Trump worries and absence of leaders cloud COP29 summit
12 Nov 2024
COP29 President Mukhtar Babayev delivers a speech in Baku on Monday. AFP
Governments at the COP29 talks approved Monday new UN standards for international carbon markets in a key step toward allowing countries to trade credits to meet their climate targets.
On the opening day of the UN climate talks in Azerbaijan, nearly 200 nations agreed a number of crucial ground rules for setting a market in motion after nearly a decade of complex discussions.
COP29 president Mukhtar Babayev hailed the "breakthrough" but said more work was needed.
Other key aspects of the overall framework still need to be negotiated, experts said, but the decision brings closer a long-sought UN-backed market trading in high-quality credits.
The annual UN climate summit began on Monday with some prominent leaders planning to skip the event ahead of tough talks on finance and trade, after a year of weather disasters that have emboldened developing countries’ demands for cash.
Delegates gathering in Azerbaijan’s capital, Baku, hope to resolve the COP29 summit’s top agenda item - a deal for up to $1 trillion in annual climate finance for developing countries, replacing a target of $100 billion.
“Let’s dispense with the idea that climate finance is charity,” UN climate chief Simon Stiell said at the Baku Stadium venue. “An ambitious new climate finance goal is entirely in the self-interest of every nation, including the largest and wealthiest.”
But the financing goal is competing for attention with economic concerns, wars in Ukraine and Gaza, and the election of Donald Trump, a climate-change denier, for a second term as president of the United States, the world’s biggest economy.

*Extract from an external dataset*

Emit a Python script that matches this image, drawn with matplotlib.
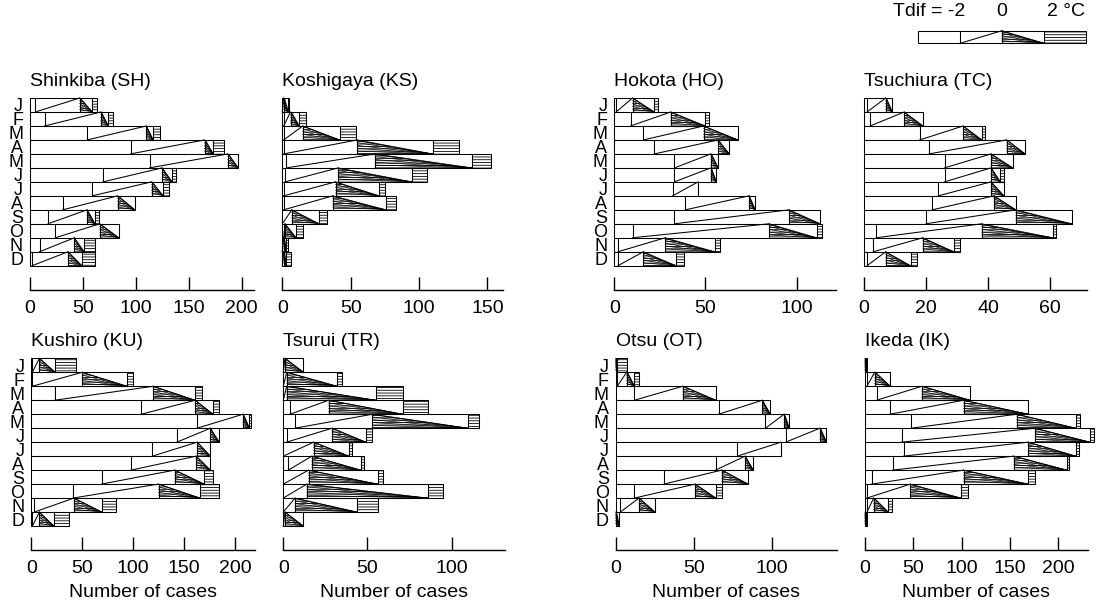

Political leaders expected to stay away include US President Joe Biden, Chinese President Xi Jinping and European Commission President Ursula von der Leyen.
The Caspian Sea nation, which is home to the world’s first oil wells, faces pressure to make progress on last year’s COP28 pledge to transition away from fossil fuels.
Azerbaijan’s oil and gas revenues accounted for 35% of its economy in 2023, down from 50% two years earlier. The government says these revenues will decline to 22% by 2028.
One of the first tasks as the summit talks began, was to adapt the agenda to accommodate China’s last-minute proposal to discuss trade.
The Chinese proposal - made on behalf of the “BASIC” group of countries including Brazil, India and South Africa - asked for the summit to address “restrictive trade measures” such as European Union carbon border tariffs going into effect in 2026.
Those concerns have been compounded by Trump’s campaign promise to impose 20% tariffs on all foreign goods, and 60% on Chinese goods.
China’s request showed it flexing its muscles after Trump’s election, Li Shuo, director of China Climate Hub at the Asia Society Policy Institute, said.
Trump has called climate change a hoax and said he will again withdraw the US from the Paris Agreement, the global treaty to reduce planet-warming emissions, which he did during his first stint in the White House.
Michai Robertson, finance negotiator for the Alliance of Small Island States, told reporters the impact his time could be greater given more countries were “leaning right” politically.
“The ball is back in the court of the developed countries and their populations: you all need to get your act together, or we... will suffer because of your negligence,” he said.
Despite the Trump concerns, the United States, under the outgoing Biden administration, delivered an early statement of positive climate intent with a world-first deal to guarantee some of the Asian Development Bank’s loans.
This year is on track to be the hottest on record. Rich and poor countries alike have been challenged by extreme weather events, including flooding disasters in Africa, coastal Spain and the US state of North Carolina, drought gripping South America, Mexico and the US West.
Most countries are not prepared.
“Unless the world collectively steps up its efforts, the impacts of climate change will become increasingly severe and frequent and will be felt by an increasing number of people in all countries, including in the United States,” said Kaveh Guilanpour, vice president for international strategies at the nonprofit Centre for Climate and Energy Solutions.
Many people gathered in Baku worry US disengagement could lead other countries to backpedal on existing climate pledges or scale back future ambitions.
“People will be saying, well, the US is the second biggest emitter. It’s the biggest economy in the world ... If they don’t set themselves an ambitious target, why would we?” Marc Vanheukelen, the EU’s climate ambassador from 2019 to 2023, told reporters.